US Official Claims Chinese Traders Affect Gold Prices Analyst Calls This Groundless

Published on февр. 10, 2026.

US Official Claims Chinese Traders Affect Gold Prices Analyst Calls This Groundless

US Treasury Secretary Scott Bessent has attributed the recent volatility in gold prices to the activities of Chinese traders, a claim that has been met with skepticism from analysts in China who argue that US policies are the underlying cause of market fluctuations.

In a statement discussing the abrupt reversal of the gold market's rally, Bessent said, 'the gold move thing — things have gotten a little unruly in China.' He noted that Chinese constraints on margin requirements could be contributing to this market instability.

Contrarily, Hu Qimu, deputy secretary-general of the Forum 50 for Digital-Real Economies Integration, responded by emphasizing that changing margin requirements is a common risk management practice in global exchanges, not a uniquely Chinese action.

The Chicago Mercantile Exchange, for instance, raised margin requirements for gold and silver contracts for the third time since January 13, indicating that such adjustments follow standard procedures during heightened market volatility.

To decode the recent declines in gold prices, it is crucial to examine the factors that led to their earlier surge.
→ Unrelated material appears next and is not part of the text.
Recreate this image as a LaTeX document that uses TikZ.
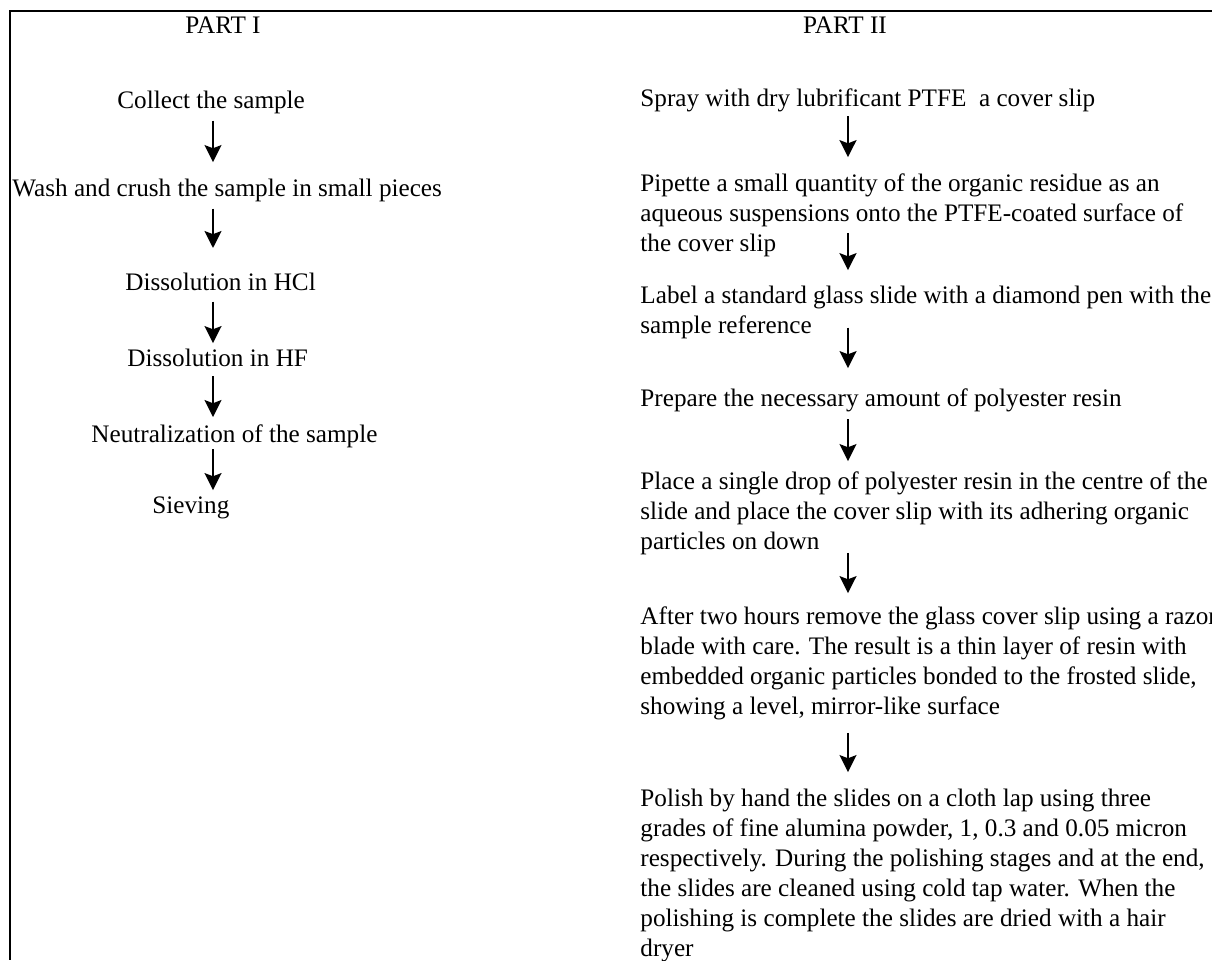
\documentclass[tikz,border=0pt]{standalone}
\usepackage{fontspec}
\setmainfont{Liberation Serif}
\usetikzlibrary{arrows.meta, positioning}

\begin{document}
\begin{tikzpicture}[
  x=0.4717pt, y=-0.4717pt,
  every node/.style={font=\fontsize{11.88}{14.15}\selectfont, inner sep=0pt},
  title/.style={anchor=north},
  stepbox/.style={anchor=north west, align=left},
  flow/.style={-{Stealth[length=8pt, width=8pt, inset=1.5pt]}, line width=0.95pt},
]
\useasboundingbox (0,0) rectangle (1212,960);
\clip (0,0) rectangle (1212,960);

% page frame
\draw[line width=0.95pt] (1212,11) -- (10,11) -- (10,960);

% column headings
\node[title] (part1) at (223,16) {PART I};
\node[title] (part2) at (845,16) {PART II};

% arrow columns
\coordinate (colA) at (213,0);
\coordinate (colB) at (848,0);

% Part I
\node[stepbox] (collect) at (117,91) {Collect the sample};
\node[stepbox] (wash) at (12,179) {Wash and crush the sample in small pieces};
\node[stepbox] (hcl) at (125,273) {Dissolution in HCl};
\node[stepbox] (hf) at (127,349) {Dissolution in HF};
\node[stepbox] (neutral) at (91,424) {Neutralization of the sample};
\node[stepbox] (sieve) at (152,496) {Sieving};

\draw[flow, shorten <=2.8pt, shorten >=8pt] (collect.south -| colA) -- (wash.north -| colA);
\draw[flow, shorten <=2.8pt, shorten >=11.8pt] (wash.south -| colA) -- (hcl.north -| colA);
\draw[flow, shorten <=4.7pt, shorten >=2.8pt] (hcl.south -| colA) -- (hf.north -| colA);
\draw[flow, shorten <=4.2pt, shorten >=3.3pt] (hf.south -| colA) -- (neutral.north -| colA);
\draw[flow, shorten <=0.5pt, shorten >=2.8pt] (neutral.south -| colA) -- (sieve.north -| colA);

% Part II
\node[stepbox] (spray) at (640,88) {Spray with dry lubrificant PTFE~ a cover slip};
\node[stepbox] (pipette) at (640,173) {Pipette a small quantity of the organic residue as an\\
  aqueous suspensions onto the PTFE-coated surface of\\
  the cover slip};
\node[stepbox] (glass) at (640,286) {Label a standard glass slide with a diamond pen with the\\
  sample reference};
\node[stepbox] (resin) at (640,388) {Prepare the necessary amount of polyester resin};
\node[stepbox] (drop) at (640,471) {Place a single drop of polyester resin in the centre of the\\
  slide and place the cover slip with its adhering organic\\
  particles on down};
\node[stepbox] (remove) at (640,606) {After two hours remove the glass cover slip using a razor\\
  blade with care. The result is a thin layer of resin with\\
  embedded organic particles bonded to the frosted slide,\\
  showing a level, mirror-like surface};
\node[stepbox] (polish) at (640,789) {Polish by hand the slides on a cloth lap using three\\
  grades of fine alumina powder, 1, 0.3 and 0.05 micron\\
  respectively. During the polishing stages and at the end,\\
  the slides are cleaned using cold tap water. When the\\
  polishing is complete the slides are dried with a hair\\
  dryer};

\draw[flow, shorten <=1.9pt, shorten >=7.5pt] (spray.south -| colB) -- (pipette.north -| colB);
\draw[flow, shorten >=7.5pt] ([yshift=11.3pt]pipette.south -| colB) -- (glass.north -| colB);
\draw[flow, shorten >=9.4pt] ([yshift=5.7pt]glass.south -| colB) -- (resin.north -| colB);
\draw[flow, shorten <=3.3pt, shorten >=4.7pt] (resin.south -| colB) -- (drop.north -| colB);
\draw[flow, shorten >=6.1pt] ([yshift=1pt]drop.south -| colB) -- (remove.north -| colB);
\draw[flow, shorten <=6.1pt, shorten >=8pt] (remove.south -| colB) -- (polish.north -| colB);

\end{tikzpicture}
\end{document}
A weakened US dollar, coupled with ongoing geopolitical tensions, created a strong demand for safe-haven assets, pushing gold prices to significant heights.
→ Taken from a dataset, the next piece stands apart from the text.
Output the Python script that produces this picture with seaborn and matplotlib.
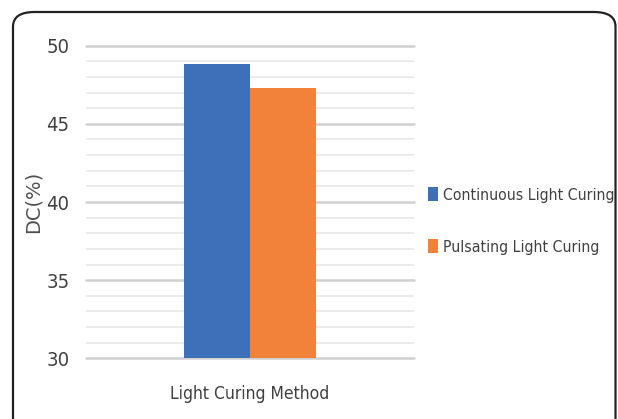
import matplotlib
matplotlib.use("Agg")
import matplotlib.pyplot as plt
from matplotlib.patches import FancyBboxPatch
from matplotlib.ticker import MultipleLocator
import seaborn as sns
import pandas as pd

categories = ["Light Curing Method"]
series = ["Continuous Light Curing", "Pulsating Light Curing"]
values = [48.8, 47.3]
colors = ["#3d70b8", "#f2813a"]

df = pd.DataFrame({"method": categories * len(series), "series": series, "dc": values})

sns.set_theme(style="white")
plt.rcParams["font.family"] = ["DejaVu Sans"]
plt.rcParams["font.stretch"] = "condensed"

W, H = 618, 419
fig = plt.figure(figsize=(W / 100, H / 100), dpi=100)
ax = fig.add_axes([86 / W, 1 - 358.3 / H, 328 / W, 312.6 / H])

sns.barplot(data=df, x="method", y="dc", hue="series", palette=colors,
            width=0.4, saturation=1, ax=ax, legend=True, zorder=3)

ax.set_ylim(30, 50)
ax.set_xlim(-0.5, 0.5)
ax.yaxis.set_major_locator(MultipleLocator(5))
ax.yaxis.set_minor_locator(MultipleLocator(1))
ax.grid(which="major", axis="y", color="#d0d0d0", linewidth=1.8, zorder=0)
ax.grid(which="minor", axis="y", color="#ebebeb", linewidth=1.4, zorder=0)
for gl in ax.yaxis.get_gridlines():
    gl.set_clip_on(False)
ax.set_axisbelow(True)
for s in ax.spines.values():
    s.set_visible(False)
ax.tick_params(axis="y", which="both", length=0, pad=12, labelsize=14.5, labelcolor="#404040")
ax.tick_params(axis="x", length=0, labelsize=12.5, labelcolor="#404040", pad=19)
ax.set_xticks([0])
ax.set_xticklabels(categories)
ax.set_xlabel("")
ax.set_ylabel("DC(%)", fontsize=14, color="#505050", stretch="normal")
ax.yaxis.set_label_coords((43 - 86) / 328, 0.5)
for p in ax.patches:
    p.set_edgecolor("none")

leg = ax.legend(loc="center left", bbox_to_anchor=(428 / W, 1 - 221 / H),
                bbox_transform=fig.transFigure, frameon=False, borderpad=0,
                borderaxespad=0, fontsize=11.3, handlelength=0.65, handleheight=1.0,
                handletextpad=0.3, labelspacing=2.35, labelcolor="#404040")

frame = FancyBboxPatch((13 / W, -0.05), 602.5 / W, 1 - 12 / H + 0.05,
                       boxstyle="round,pad=0,rounding_size=0.035",
                       transform=fig.transFigure, facecolor="none",
                       edgecolor="#222222", linewidth=1.6, clip_on=False)
fig.patches.append(frame)

fig.savefig("out.png", dpi=100)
On January 29, international gold and silver prices surged to all-time highs due to this heightened demand for safety, with spot gold reaching $5,594.82 per ounce, marking a remarkable month for the metal.

While speculative buying and geopolitical instability are recognized as contributing factors to the initial rally, concerns regarding the independence of the Federal Reserve also played a role, complicating the landscape further.

Tu Yonghong, a professor at the International Monetary Institute at Renmin University, characterized Bessent's assertions as unfounded, underscoring that the fluctuations in gold prices correlate closely with movements in the US dollar.

The US Dollar Index has been persistently weak since 2025, and expectations of Federal Reserve rate cuts have resulted in increased global liquidity. This environment has naturally made gold a more attractive investment alternative.

Tu further explained that this classic relationship between gold and the US dollar implies that as the latter weakens, gold typically gains traction as a hedge against market uncertainty. He criticized the blame directed at China as unprofessional and lacking objectivity.

On a longer-term basis, Yang Delong, chief economist at First Seafront Fund, noted that uncertainties in US policies create the conditions for rising gold and silver prices, further aggravating financial instability and shifting investment strategies towards precious metals.

In summary, the perspectives of Chinese analysts indicate that attributing gold price volatility to Chinese traders overlooks the broader impact of US monetary policy and its implications for global markets, suggesting a need for a more nuanced analysis of these complex financial dynamics.